You have mentioned hormonal balance. Is there any truth in the idea of "happiness hormones"?
The cacao fermentation process, (a vital stage in the process of converting cacao into chocolate), produces phenylethylamine. This central nervous system stimulant boosts levels of serotonin and also dopamine neurotransmitters, which are two of the body's most important "happiness hormones". Tryptophan, an amino acid present in cacao, is also linked to serotonin production and the feelings of happiness, satisfaction and optimism.
When someone wants to be happy or, let's say, not down, which 'pills' from your lab do you offer?

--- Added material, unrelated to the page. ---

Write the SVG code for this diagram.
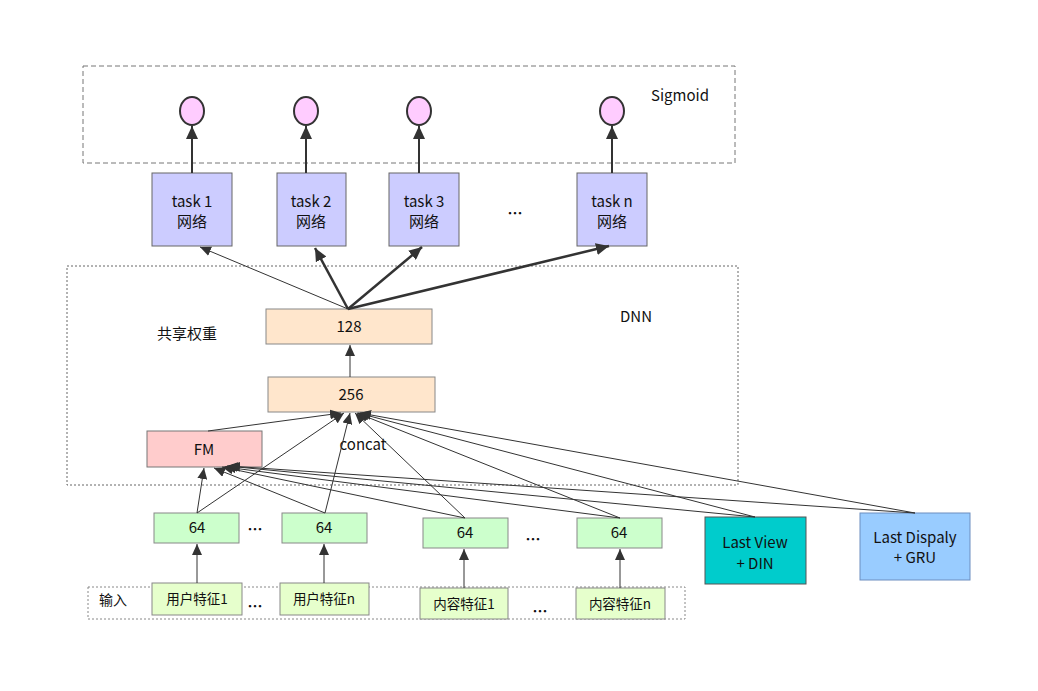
<svg xmlns="http://www.w3.org/2000/svg" width="1038" height="691" viewBox="0 0 1038 691">
<defs>
<style>
text{font-family:"Noto Sans CJK SC","Liberation Sans",sans-serif;fill:#111;font-size:15px;text-anchor:middle;}
.lbl{text-anchor:start;}
.dots{font-weight:bold;font-size:15px;}
.task rect{fill:#ccccff;stroke:#666;stroke-width:1;}
.dense rect{fill:#ffe6cc;stroke:#888;stroke-width:1;}
.emb rect{fill:#ccffcc;stroke:#888;stroke-width:1;}
.inp rect{fill:#e6ffcc;stroke:#888;stroke-width:1;}
.inp text{font-size:13.5px;}
.sig ellipse{fill:#ffccff;stroke:#333;stroke-width:2;}
.c{fill:none;stroke:#333;stroke-width:1;}
.ct{fill:none;stroke:#333;stroke-width:2.5;}
.cm{fill:none;stroke:#333;stroke-width:2;}
</style>
<marker id="a" markerUnits="userSpaceOnUse" markerWidth="12" markerHeight="10" refX="11" refY="5" orient="auto"><path d="M0,0 L11,5 L0,10 Z" fill="#333"/></marker>
<marker id="at" markerUnits="userSpaceOnUse" markerWidth="14" markerHeight="12" refX="13" refY="6" orient="auto"><path d="M0,0 L13,6 L0,12 Z" fill="#333"/></marker>
</defs>
<rect width="1038" height="691" fill="#fff"/>
<g id="sigmoid-group">
<rect x="83" y="66" width="652" height="97" fill="none" stroke="#777" stroke-width="1" stroke-dasharray="5,3"/>
<text x="651" y="101" class="lbl">Sigmoid</text>
</g>
<g id="dnn-group">
<rect x="67" y="266" width="671" height="219" fill="none" stroke="#666" stroke-width="1" stroke-dasharray="2,2"/>
<text x="636" y="322">DNN</text>
<text x="187" y="339">共享权重</text>
<text x="363" y="450">concat</text>
</g>
<g id="input-group">
<rect x="88" y="587" width="597" height="32" fill="none" stroke="#888" stroke-width="1" stroke-dasharray="2,2"/>
<text x="113" y="605" style="font-size:14px">输入</text>
</g>
<g class="sig" id="sig1"><ellipse cx="192" cy="111" rx="12" ry="14"/></g>
<g class="sig" id="sig2"><ellipse cx="306" cy="111" rx="12" ry="14"/></g>
<g class="sig" id="sig3"><ellipse cx="419" cy="111" rx="12" ry="14"/></g>
<g class="sig" id="sign"><ellipse cx="612" cy="111" rx="12" ry="14"/></g>
<g class="task" id="task1"><rect x="152" y="173" width="80" height="73"/><text x="192" y="207">task 1</text><text x="192" y="227">网络</text></g>
<g class="task" id="task2"><rect x="277" y="173" width="69" height="73"/><text x="311" y="207">task 2</text><text x="311" y="227">网络</text></g>
<g class="task" id="task3"><rect x="389" y="173" width="70" height="73"/><text x="424" y="207">task 3</text><text x="424" y="227">网络</text></g>
<g class="task" id="taskn"><rect x="577" y="173" width="70" height="73"/><text x="612" y="207">task n</text><text x="612" y="227">网络</text></g>
<g id="dots-task"><text class="dots" x="515" y="219">…</text></g>
<g class="dense" id="d128"><rect x="266" y="309" width="166" height="35"/><text x="349" y="332">128</text></g>
<g class="dense" id="d256"><rect x="268" y="377" width="167" height="35"/><text x="351" y="400">256</text></g>
<g id="fm"><rect x="147" y="431" width="115" height="36" fill="#ffcccc" stroke="#777" stroke-width="1"/><text x="204" y="455">FM</text></g>
<g class="emb" id="e1"><rect x="154" y="513" width="85" height="30"/><text x="197" y="533">64</text></g>
<g class="emb" id="e2"><rect x="282" y="513" width="85" height="30"/><text x="324" y="533">64</text></g>
<g class="emb" id="e3"><rect x="423" y="518" width="85" height="30"/><text x="465" y="538">64</text></g>
<g class="emb" id="e4"><rect x="577" y="518" width="85" height="30"/><text x="619" y="538">64</text></g>
<g id="lastview"><rect x="705" y="517" width="101" height="67" fill="#00cccc" stroke="#555" stroke-width="1"/><text x="755" y="548">Last View</text><text x="755" y="569">+ DIN</text></g>
<g id="lastdisp"><rect x="860" y="513" width="110" height="67" fill="#99ccff" stroke="#6c8ebf" stroke-width="1"/><text x="915" y="543">Last Dispaly</text><text x="915" y="563">+ GRU</text></g>
<g class="inp" id="i1"><rect x="152" y="583" width="90" height="32"/><text x="197" y="604">用户特征1</text></g>
<g class="inp" id="i2"><rect x="280" y="583" width="89" height="32"/><text x="324" y="604">用户特征n</text></g>
<g class="inp" id="i3"><rect x="420" y="588" width="88" height="31"/><text x="464" y="609">内容特征1</text></g>
<g class="inp" id="i4"><rect x="576" y="588" width="89" height="31"/><text x="620" y="609">内容特征n</text></g>
<g id="dots-bottom">
<text class="dots" x="255" y="535">…</text>
<text class="dots" x="255" y="612">…</text>
<text class="dots" x="533" y="545">…</text>
<text class="dots" x="540" y="617">…</text>
</g>
<g id="connectors">
<line class="cm" x1="192" y1="173" x2="192" y2="126" marker-end="url(#at)"/>
<line class="cm" x1="306" y1="173" x2="306" y2="126" marker-end="url(#at)"/>
<line class="cm" x1="419" y1="173" x2="419" y2="126" marker-end="url(#at)"/>
<line class="cm" x1="612" y1="173" x2="612" y2="126" marker-end="url(#at)"/>
<line class="c" x1="348" y1="309" x2="200" y2="247" marker-end="url(#a)"/>
<line class="ct" x1="348" y1="309" x2="315" y2="248" marker-end="url(#at)"/>
<line class="ct" x1="348" y1="309" x2="422" y2="247" marker-end="url(#at)"/>
<line class="ct" x1="348" y1="309" x2="609" y2="246" marker-end="url(#at)"/>
<line class="c" x1="350" y1="377" x2="350" y2="345" marker-end="url(#a)"/>
<line class="c" x1="208" y1="431" x2="341" y2="413" marker-end="url(#a)"/>
<line class="c" x1="197" y1="513" x2="344" y2="413" marker-end="url(#a)"/>
<line class="c" x1="325" y1="513" x2="350" y2="413" marker-end="url(#a)"/>
<line class="c" x1="465" y1="518" x2="355" y2="413" marker-end="url(#a)"/>
<line class="c" x1="620" y1="518" x2="357" y2="413" marker-end="url(#a)"/>
<line class="c" x1="755" y1="517" x2="358" y2="413" marker-end="url(#a)"/>
<line class="c" x1="915" y1="513" x2="360" y2="413" marker-end="url(#a)"/>
<line class="c" x1="197" y1="513" x2="204" y2="468" marker-end="url(#a)"/>
<line class="c" x1="325" y1="513" x2="214" y2="468" marker-end="url(#a)"/>
<line class="c" x1="465" y1="518" x2="222" y2="467" marker-end="url(#a)"/>
<line class="c" x1="620" y1="518" x2="225" y2="467" marker-end="url(#a)"/>
<line class="c" x1="755" y1="517" x2="227" y2="466" marker-end="url(#a)"/>
<line class="c" x1="915" y1="513" x2="229" y2="466" marker-end="url(#a)"/>
<line class="c" x1="197" y1="583" x2="197" y2="544" marker-end="url(#a)"/>
<line class="c" x1="324" y1="583" x2="324" y2="544" marker-end="url(#a)"/>
<line class="c" x1="464" y1="588" x2="464" y2="549" marker-end="url(#a)"/>
<line class="c" x1="620" y1="588" x2="620" y2="549" marker-end="url(#a)"/>
</g>
</svg>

To access the largest quantities of happiness-inducing chocolate, choose a dark chocolate with a minimum 70% cacao content. At least 30g to 60g per day... Or, even better, add organic cacao nibs to smoothies, cereals, fruit salad or as a drizzle on pasta, risotto, etc. Cacao nibs are the purest and least processed version in which cacao can be consumed. By reading the label carefully you can ensure happiness by choosing chocolate and cacao with gastronomic and an ethical quality assurance. We view happiness as a circle that connects the working conditions of the farmers on the cacao plantation to the sofa or dining room table where chocolate is consumed. That's why raw material sourcing at our chocolate factory is conducted under the maxim "Find Happy Share Happy".
Does the link between chocolate and happiness go deeper?
Although we are of course a chocolate factory, when I set up Mayan Monkey Mijas with my partner, Jason Godwin, in 2012, it very quickly became apparent that what we were purveying was not just chocolate. Although it is true that the big flavour and mouth-melting silky texture of chocolate awaken intense feelings of pleasure, what most of us really look for (be it consciously or otherwise) when we reach for chocolate, in addition to the taste-related enjoyment, is to access the mood-enhancing and energy-increasing properties it unleashes. This was our eureka moment: suddenly, we realised that while we were a chocolate factory on the outside, at heart, we were what I like to term a "happiness lab" - a space in which the creation and communication of happiness were our real priorities.
Have you personally found happiness?
Happiness is more of a journey than a destination, and it's definitely the journey I'm on in all levels of my life, personally and professionally. My work, alongside my partner and team, at the factory is an amazing channel for communicating happiness to our visitors, our supply chain and also within the business world. This year has been such a challenging one for the planet. There is still so much uncertainty and fear of the unknown, as well as sadness at loss of life and wellbeing on so many different levels. Working in the tourism sector here on the Costa del Sol has been scary in that, like so many other businesses down here, we have watched powerless as our business model shattered with the closure of international borders and the restrictions on movement and activity. Like everyone else, we've had our fair share of stress and worry. Without denying any of that, we've managed to stay sane by keeping the focus on the things we can do to be happy and to bring happiness to others.